Pairing omics to decode the diversity of plant specialized metabolism
Felicia C Wolters, Elena Del Pup, Kumar Saurabh Singh, Klaas Bouwmeester, M. Eric Schranz, Justin J. J. van der Hooft, Marnix H. Medema
Abstract
Plants have evolved complex bouquets of specialized natural products that are utilized in medicine, agriculture, and industry. Untargeted natural product discovery has benefitted from growing plant omics data resources. Yet, plant genome complexity limits the identification and curation of biosynthetic pathways via single omics. Pairing multi-omics types within experiments provides multiple layers of evidence for biosynthetic pathway mining. The extraction of paired biological information facilitates connecting genes to transcripts and metabolites, especially when captured across time points, conditions and chemotypes. Experimental design requires specific adaptations to enable effective paired-omics analysis.
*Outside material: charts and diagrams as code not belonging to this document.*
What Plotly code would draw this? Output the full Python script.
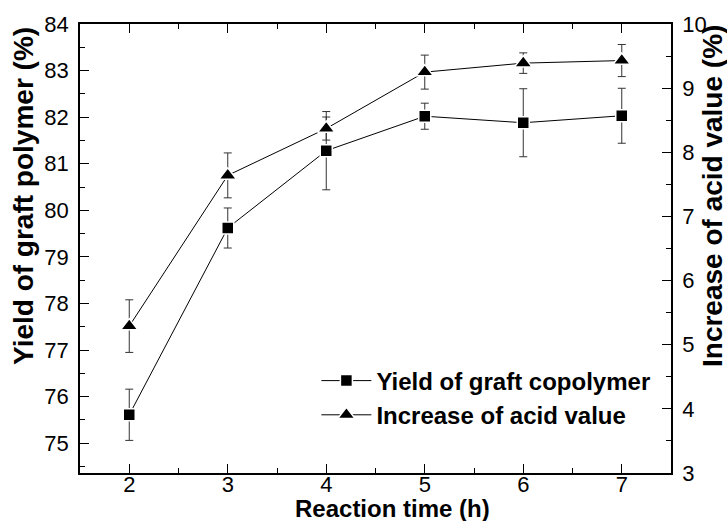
import plotly.graph_objects as go

time_h = [2, 3, 4, 5, 6, 7]
yield_pct = [75.61, 79.62, 81.28, 82.02, 81.88, 82.03]
yield_err = [0.55, 0.43, 0.84, 0.28, 0.73, 0.59]
acid_inc = [5.29, 7.64, 8.37, 9.25, 9.39, 9.43]
acid_err = [0.41, 0.35, 0.18, 0.265, 0.16, 0.25]

FONT = "Liberation Sans, Arial, sans-serif"
TICKFONT = dict(family=FONT, size=22, color="black")

fig = go.Figure()
fig.add_trace(go.Scatter(
    x=time_h, y=yield_pct, name="Yield of graft copolymer",
    mode="lines+markers",
    line=dict(color="black", width=1),
    marker=dict(symbol="square", size=12, color="black", line=dict(color="white", width=1.5)),
    error_y=dict(type="data", array=yield_err, visible=True, color="#333333", thickness=1, width=4),
    yaxis="y",
))
fig.add_trace(go.Scatter(
    x=time_h, y=acid_inc, name="Increase of acid value",
    mode="lines+markers",
    line=dict(color="black", width=1),
    marker=dict(symbol="triangle-up", size=15, color="black", line=dict(color="white", width=1.5)),
    error_y=dict(type="data", array=acid_err, visible=True, color="#333333", thickness=1, width=4),
    yaxis="y2",
))
# invisible helper trace so the x tick-label axis is drawn
fig.add_trace(go.Scatter(
    x=time_h, y=yield_pct, xaxis="x2", yaxis="y", mode="markers",
    marker=dict(opacity=0), showlegend=False, hoverinfo="skip",
))

axis_common = dict(
    showline=True, linecolor="black", linewidth=1.5,
    ticks="inside", ticklen=9, tickwidth=1.2, tickcolor="black",
    showgrid=False, zeroline=False,
    tickfont=TICKFONT,
)
minor_ticks = dict(dtick=0.5, ticks="inside", ticklen=5, tickcolor="black", tickwidth=1.2)

fig.update_layout(
    width=727, height=521,
    paper_bgcolor="white", plot_bgcolor="white",
    margin=dict(l=80, r=56, t=24, b=48),
    showlegend=True,
    legend=dict(
        x=0.4, y=0.255, xanchor="left", yanchor="top",
        font=dict(family=FONT, size=24, color="black", weight="bold"),
        bgcolor="rgba(0,0,0,0)", tracegroupgap=0, itemwidth=50,
    ),
    xaxis=dict(
        range=[1.5, 7.5], dtick=1, tick0=0, mirror="ticks",
        minor=minor_ticks, showticklabels=False,
        **axis_common,
    ),
    xaxis2=dict(
        range=[1.5, 7.5], dtick=1, tick0=0, overlaying="x", anchor="free", position=0.008,
        showline=False, ticks="", showgrid=False, zeroline=False, tickfont=TICKFONT,
    ),
    yaxis=dict(
        range=[74.36, 84], dtick=1, tick0=0,
        minor=minor_ticks, ticklabelstandoff=5,
        **axis_common,
    ),
    yaxis2=dict(
        range=[3, 10], dtick=1, tick0=0, overlaying="y", side="right",
        minor=minor_ticks, ticklabelstandoff=5,
        **axis_common,
    ),
    annotations=[
        dict(text="<b>Reaction time (h)</b>", xref="paper", yref="paper",
             x=(392 - 80) / 591, y=(473 - 509) / 449, xanchor="center", yanchor="middle",
             showarrow=False, font=dict(family=FONT, size=24, color="black")),
        dict(text="<b>Yield of graft polymer (%)</b>", xref="paper", yref="paper",
             x=(24 - 80) / 591, y=(473 - 196) / 449, xanchor="center", yanchor="middle",
             textangle=-90, showarrow=False, font=dict(family=FONT, size=28, color="black")),
        dict(text="<b>Increase of acid value (%)</b>", xref="paper", yref="paper",
             x=(713 - 80) / 591, y=(473 - 196) / 449, xanchor="center", yanchor="middle",
             textangle=-90, showarrow=False, font=dict(family=FONT, size=28, color="black")),
    ],
)

fig.write_html("out.html", config={"displayModeBar": False},
               post_script="document.body.style.margin='0';")
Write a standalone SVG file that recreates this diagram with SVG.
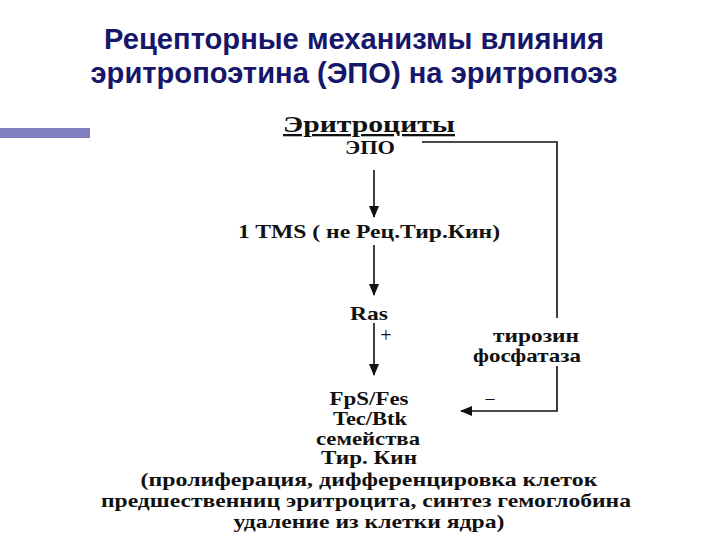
<svg xmlns="http://www.w3.org/2000/svg" width="720" height="540" viewBox="0 0 720 540">
<style>
.title{font-family:"Liberation Sans","DejaVu Sans",sans-serif;font-weight:bold;font-size:29px;fill:#16166a;text-anchor:middle}
.t{font-family:"Liberation Serif","DejaVu Serif",serif;font-weight:bold;font-size:19px;fill:#111;text-anchor:middle}
.ln{stroke:#111;stroke-width:1.6;fill:none}
</style>
<defs>
<marker id="ah" markerWidth="12" markerHeight="10" refX="11" refY="5" orient="auto" markerUnits="userSpaceOnUse">
<path d="M0,0 L12,5 L0,10 z" fill="#111"/>
</marker>
</defs>
<rect width="720" height="540" fill="#fff"/>
<g id="title">
<text class="title" x="354" y="49" textLength="500" lengthAdjust="spacingAndGlyphs">Рецепторные механизмы влияния</text>
<text class="title" x="354" y="83" textLength="527" lengthAdjust="spacingAndGlyphs">эритропоэтина (ЭПО) на эритропоэз</text>
</g>
<rect x="0" y="128" width="90" height="10" fill="#7f7fbf"/>
<g id="erythrocytes">
<text class="t" x="369" y="132" textLength="172" lengthAdjust="spacingAndGlyphs" style="font-size:23px;text-decoration:underline">Эритроциты</text>
</g>
<g id="epo"><text class="t" x="370" y="154" textLength="50" lengthAdjust="spacingAndGlyphs">ЭПО</text></g>
<g id="tms"><text class="t" x="369" y="238" textLength="262" lengthAdjust="spacingAndGlyphs">1 TMS ( не Рец.Тир.Кин)</text></g>
<g id="ras"><text class="t" x="369" y="320" textLength="38" lengthAdjust="spacingAndGlyphs">Ras</text></g>
<g id="phosphatase">
<text class="t" x="536" y="342" textLength="86" lengthAdjust="spacingAndGlyphs">тирозин</text>
<text class="t" x="527" y="362" textLength="108" lengthAdjust="spacingAndGlyphs">фосфатаза</text>
</g>
<g id="kinases">
<text class="t" x="369" y="405" textLength="79" lengthAdjust="spacingAndGlyphs">FpS/Fes</text>
<text class="t" x="370" y="425" textLength="74" lengthAdjust="spacingAndGlyphs">Tec/Btk</text>
<text class="t" x="368" y="445" textLength="104" lengthAdjust="spacingAndGlyphs">семейства</text>
<text class="t" x="369" y="464" textLength="96" lengthAdjust="spacingAndGlyphs">Тир. Кин</text>
<text class="t" x="369" y="486" textLength="457" lengthAdjust="spacingAndGlyphs">(пролиферация, дифференцировка клеток</text>
<text class="t" x="366" y="507" textLength="530" lengthAdjust="spacingAndGlyphs">предшественниц эритроцита, синтез гемоглобина</text>
<text class="t" x="369" y="528" textLength="271" lengthAdjust="spacingAndGlyphs">удаление из клетки ядра)</text>
</g>
<g id="connectors">
<line class="ln" x1="374" y1="170" x2="374" y2="217" marker-end="url(#ah)"/>
<line class="ln" x1="374" y1="245" x2="374" y2="295" marker-end="url(#ah)"/>
<line class="ln" x1="374" y1="323" x2="374" y2="375" marker-end="url(#ah)"/>
<polyline class="ln" points="422,142 557,142 557,318"/>
<polyline class="ln" points="557,366 557,411 461,411" marker-end="url(#ah)"/>
<text class="t" x="386" y="342" style="font-weight:normal;font-size:20px">+</text>
<text class="t" x="490" y="404" style="font-weight:normal;font-size:18px">–</text>
</g>
</svg>
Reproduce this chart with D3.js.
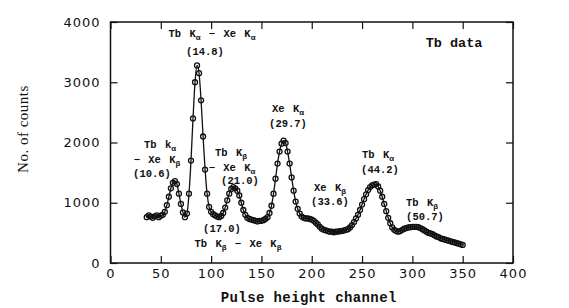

Ultimately, metadata standards are required to support the integration of paired and unpaired public datasets and to accelerate collaborative efforts for natural product discovery in the plant research community. • Pairing omics data allows linking transcripts to spectra for plant biosynthetic pathway mining. • Paired omics requires standards for experimental design, data, and metadata. • Data integration allows paired omics to illuminate public single-omics datasets. • Data sharing standards accelerate collaboration in plant multi-omics research.